■ **TASK TO COMPLETE**
Reproduce exactly, with no pictures, each line from the opening of the material down through the line containing "const genderValues = [40, 60];".

■ **AVAILABLE DATA**
>> BEGIN
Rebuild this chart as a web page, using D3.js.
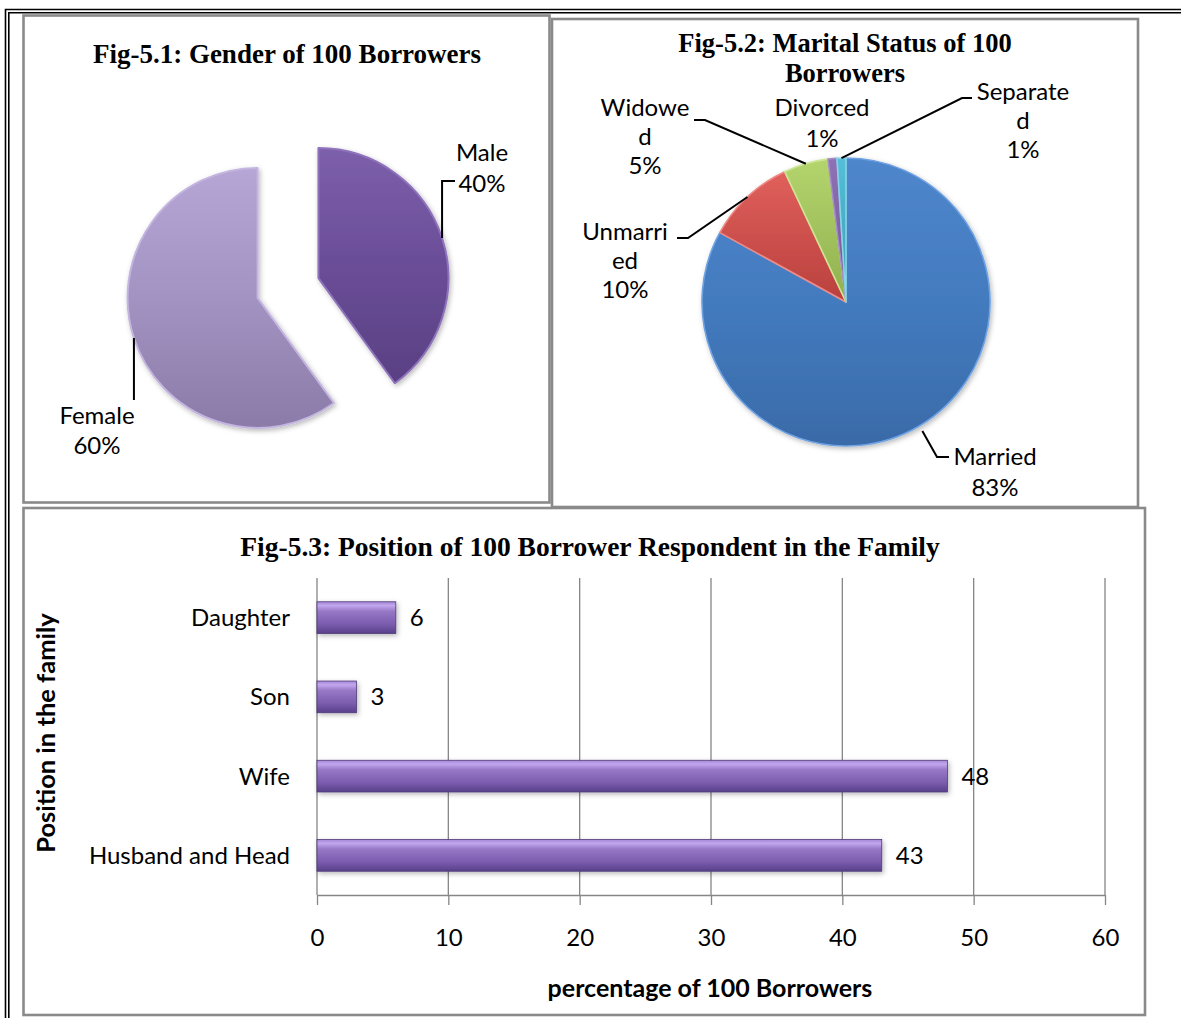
<!DOCTYPE html>
<html>
<head>
<meta charset="utf-8">
<script src="https://cdn.jsdelivr.net/npm/d3@7"></script>
<style>
  html, body { margin: 0; padding: 0; background: #fff; }
  svg { display: block; }
</style>
</head>
<body>
<svg id="chart" width="1181" height="1018"></svg>
<script>
// ---- Fig-5.1: gender ----
const genderCategories = ["Male", "Female"];
const genderValues = [40, 60];

// ---- Fig-5.2: marital status (label lines wrap as in the chart) ----
const maritalCategories = ["Married", "Unmarried", "Widowed", "Divorced", "Separated"];
const maritalValues = [83, 10, 5, 1, 1];
const maritalLabelLines = [["Married"], ["Unmarri", "ed"], ["Widowe", "d"], ["Divorced"], ["Separate", "d"]];

// ---- Fig-5.3: position in the family ----
const positionCategories = ["Husband and Head", "Wife", "Son", "Daughter"];
const positionValues = [43, 48, 3, 6];
const xTickValues = [0, 10, 20, 30, 40, 50, 60];

const svg = d3.select("#chart");
const defs = svg.append("defs");
const SERIF = "'Liberation Serif', 'Times New Roman', serif";
const SANS = "Lato, 'Open Sans', sans-serif";
const LABEL_SIZE = 24;

// soft shadow under the pie slices and bars
const shadow = defs.append("filter").attr("id", "soft").attr("x", "-20%").attr("y", "-20%")
  .attr("width", "140%").attr("height", "140%");
shadow.append("feDropShadow").attr("dx", 1.5).attr("dy", 2).attr("stdDeviation", 2.5)
  .attr("flood-color", "#000").attr("flood-opacity", 0.28);

function vGrad(id, stops) {
  const g = defs.append("linearGradient").attr("id", id)
    .attr("x1", 0).attr("y1", 0).attr("x2", 0).attr("y2", 1);
  stops.forEach(([o, c]) => g.append("stop").attr("offset", o).attr("stop-color", c));
  return `url(#${id})`;
}

// ---- page frame (double rule) ----
const frame = svg.append("g").attr("stroke", "#000").attr("stroke-width", 1.6).attr("fill", "none");
frame.append("path").attr("d", "M5.5,1018 V9.5 H1181");
frame.append("path").attr("d", "M8.8,1018 V12.7 H1181");

// ---- panel boxes ----
const panels = [
  [23.5, 15.5, 549.5, 502.5],
  [552, 19, 1138, 507],
  [23.5, 508, 1145, 1015]
];
svg.append("g").selectAll("rect").data(panels).join("rect")
  .attr("x", d => d[0]).attr("y", d => d[1])
  .attr("width", d => d[2] - d[0]).attr("height", d => d[3] - d[1])
  .attr("fill", "none").attr("stroke", "#8a8a8a").attr("stroke-width", 2.6);

// =============== Fig-5.1 ===============
{
  const g = svg.append("g");
  g.append("text").attr("x", 287).attr("y", 63).attr("text-anchor", "middle")
    .attr("font-family", SERIF).attr("font-weight", "bold").attr("font-size", 27)
    .text("Fig-5.1: Gender of 100 Borrowers");

  const cx = 288, cy = 288, r = 130, explode = 32;
  const pie = d3.pie().sort(null).value(d => d.v)(genderCategories.map((c, i) => ({ c, v: genderValues[i] })));
  const arc = d3.arc().innerRadius(0).outerRadius(r);
  const fills = [
    vGrad("gMale", [[0, "#7d5fab"], [0.5, "#6a4d97"], [1, "#594083"]]),
    vGrad("gFemale", [[0, "#b5a6d5"], [0.5, "#a393c2"], [1, "#8b7ba8"]])
  ];
  const rims = ["#8e72bb", "#c3b5df"];
  const mid = d => (d.startAngle + d.endAngle) / 2;
  const off = d => [explode * Math.sin(mid(d)), -explode * Math.cos(mid(d))];

  const slices = g.append("g").attr("filter", "url(#soft)");
  slices.selectAll("path").data(pie).join("path")
    .attr("transform", d => { const o = off(d); return `translate(${cx + o[0]},${cy + o[1]})`; })
    .attr("d", arc).attr("fill", (d, i) => fills[i])
    .attr("stroke", (d, i) => rims[i]).attr("stroke-width", 2).attr("stroke-linejoin", "round");

  // leader lines and labels
  const rimPt = d => { const o = off(d); const a = mid(d);
    return [cx + o[0] + r * Math.sin(a), cy + o[1] - r * Math.cos(a)]; };
  const male = pie[0], female = pie[1];
  const pm = rimPt(male), pf = rimPt(female);
  const lead = g.append("g").attr("stroke", "#000").attr("stroke-width", 2).attr("fill", "none");
  lead.append("path").attr("d", `M${pm[0]},${pm[1]} V181 H455`);
  lead.append("path").attr("d", `M${pf[0]},${pf[1]} V400`);

  const lab = g.append("g").attr("font-family", SANS).attr("font-size", LABEL_SIZE).attr("fill", "#000")
    .attr("text-anchor", "middle");
  lab.append("text").attr("x", 482).attr("y", 161).text(male.data.c);
  lab.append("text").attr("x", 482).attr("y", 192).text(male.data.v + "%");
  lab.append("text").attr("x", 97).attr("y", 424).text(female.data.c);
  lab.append("text").attr("x", 97).attr("y", 454).text(female.data.v + "%");
}

// =============== Fig-5.2 ===============
{
  const g = svg.append("g");
  const t = g.append("text").attr("text-anchor", "middle")
    .attr("font-family", SERIF).attr("font-weight", "bold").attr("font-size", 26.5);
  t.append("tspan").attr("x", 845).attr("y", 52).text("Fig-5.2: Marital Status of 100");
  t.append("tspan").attr("x", 845).attr("y", 82).text("Borrowers");

  const cx = 846, cy = 302, r = 144;
  const pie = d3.pie().sort(null).value(d => d.v)(maritalCategories.map((c, i) => ({ c, v: maritalValues[i], lines: maritalLabelLines[i] })));
  const arc = d3.arc().innerRadius(0).outerRadius(r);
  const fills = [
    vGrad("gMar", [[0, "#4f86cc"], [0.5, "#437bbf"], [1, "#3a6aa8"]]),
    vGrad("gUnm", [[0, "#e0605c"], [1, "#b9403d"]]),
    vGrad("gWid", [[0, "#b4d46e"], [1, "#8fb04d"]]),
    vGrad("gDiv", [[0, "#8f72b5"], [1, "#6f5595"]]),
    vGrad("gSep", [[0, "#55bfd8"], [1, "#3d9ab4"]])
  ];
  const rims = ["#6ea2e2", "#ef8a86", "#cde594", "#a58cc8", "#86d4e6"];
  const slices = g.append("g").attr("filter", "url(#soft)").attr("transform", `translate(${cx},${cy})`);
  slices.selectAll("path").data(pie).join("path")
    .attr("d", arc).attr("fill", (d, i) => fills[i])
    .attr("stroke", (d, i) => rims[i]).attr("stroke-width", 1.6).attr("stroke-linejoin", "round");

  const mid = d => (d.startAngle + d.endAngle) / 2;
  const rimPt = (d, rr) => [cx + rr * Math.sin(mid(d)), cy - rr * Math.cos(mid(d))];

  // label anchor (centre x, first baseline) and leader path per slice
  const layout = [
    { x: 995, y: 465, lead: d => { const p = rimPt(d, r + 6); return `M${p[0]},${p[1]} L937,457 H949`; } },
    { x: 625, y: 240, lead: d => { const p = rimPt(d, r); return `M${p[0]},${p[1]} L688,238 H677`; } },
    { x: 645, y: 116, lead: d => { const p = rimPt(d, r); return `M${p[0]},${p[1]} L705,120 H694`; } },
    { x: 822, y: 116, lead: null },
    { x: 1023, y: 100, lead: d => { const p = rimPt(d, r); return `M${p[0]},${p[1]} L962,98 H972`; } }
  ];
  const lead = g.append("g").attr("stroke", "#000").attr("stroke-width", 2).attr("fill", "none");
  pie.forEach((d, i) => { if (layout[i].lead) lead.append("path").attr("d", layout[i].lead(d)); });

  const lab = g.append("g").attr("font-family", SANS).attr("font-size", LABEL_SIZE).attr("fill", "#000")
    .attr("text-anchor", "middle");
  pie.forEach((d, i) => {
    const lines = d.data.lines.concat([d.data.v + "%"]);
    const lh = lines.length === 2 ? 31 : 29;
    const txt = lab.append("text");
    lines.forEach((s, k) => txt.append("tspan").attr("x", layout[i].x).attr("y", layout[i].y + k * lh).text(s));
  });
}

// =============== Fig-5.3 ===============
{
  const g = svg.append("g");
  g.append("text").attr("x", 590).attr("y", 556).attr("text-anchor", "middle")
    .attr("font-family", SERIF).attr("font-weight", "bold").attr("font-size", 27.5)
    .text("Fig-5.3: Position of 100 Borrower Respondent in the Family");

  const x = d3.scaleLinear().domain([0, 60]).range([317, 1105]);
  const y = d3.scaleBand().domain(positionCategories.slice().reverse()).range([578, 895])
    .paddingInner(0.6).paddingOuter(0.3);

  // vertical gridlines with ticks below the axis
  const xAxis = d3.axisBottom(x).tickValues(xTickValues).tickSize(10).tickSizeOuter(0).tickPadding(24);
  const ax = g.append("g").attr("transform", "translate(0,895)").call(xAxis);
  ax.select(".domain").attr("stroke", "#868686").attr("stroke-width", 1.3);
  ax.selectAll(".tick line").attr("stroke", "#868686").attr("stroke-width", 1.3);
  ax.selectAll(".tick text").attr("font-family", SANS).attr("font-size", LABEL_SIZE).attr("fill", "#000");
  g.append("g").selectAll("line").data(xTickValues).join("line")
    .attr("x1", d => x(d)).attr("x2", d => x(d)).attr("y1", 578).attr("y2", 895)
    .attr("stroke", "#868686").attr("stroke-width", 1.3);

  const barFill = vGrad("gBar", [[0, "#a486d4"], [0.12, "#c2a6ee"], [0.3, "#9678c6"], [0.7, "#7b5cae"], [1, "#58408a"]]);
  const bars = g.append("g").attr("filter", "url(#soft)");
  bars.selectAll("rect").data(positionCategories).join("rect")
    .attr("x", x(0)).attr("y", d => y(d))
    .attr("width", (d, i) => x(positionValues[i]) - x(0)).attr("height", y.bandwidth())
    .attr("fill", barFill).attr("stroke", "#4f3a78").attr("stroke-width", 0.8);

  // value labels
  g.append("g").selectAll("text").data(positionCategories).join("text")
    .attr("x", (d, i) => x(positionValues[i]) + 14).attr("y", d => y(d) + y.bandwidth() / 2)
    .attr("dy", "0.35em").attr("font-family", SANS).attr("font-size", LABEL_SIZE)
    .text((d, i) => positionValues[i]);

  // category labels
  g.append("g").selectAll("text").data(positionCategories).join("text")
    .attr("x", 290).attr("y", d => y(d) + y.bandwidth() / 2).attr("dy", "0.35em")
    .attr("text-anchor", "end").attr("font-family", SANS).attr("font-size", LABEL_SIZE)
    .text(d => d);

  g.append("text").attr("transform", "translate(55,733) rotate(-90)").attr("text-anchor", "middle")
    .attr("font-family", SANS).attr("font-weight", "bold").attr("font-size", 25.5)
    .text("Position in the family");
  g.append("text").attr("x", 710).attr("y", 997).attr("text-anchor", "middle")
    .attr("font-family", SANS).attr("font-weight", "bold").attr("font-size", 25)
    .text("percentage of 100 Borrowers");
}
</script>
</body>
</html>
>> END
■ **THE REPLY**
Rebuild this chart as a web page, using D3.js.
<!DOCTYPE html>
<html>
<head>
<meta charset="utf-8">
<script src="https://cdn.jsdelivr.net/npm/d3@7"></script>
<style>
  html, body { margin: 0; padding: 0; background: #fff; }
  svg { display: block; }
</style>
</head>
<body>
<svg id="chart" width="1181" height="1018"></svg>
<script>
// ---- Fig-5.1: gender ----
const genderCategories = ["Male", "Female"];
const genderValues = [40, 60];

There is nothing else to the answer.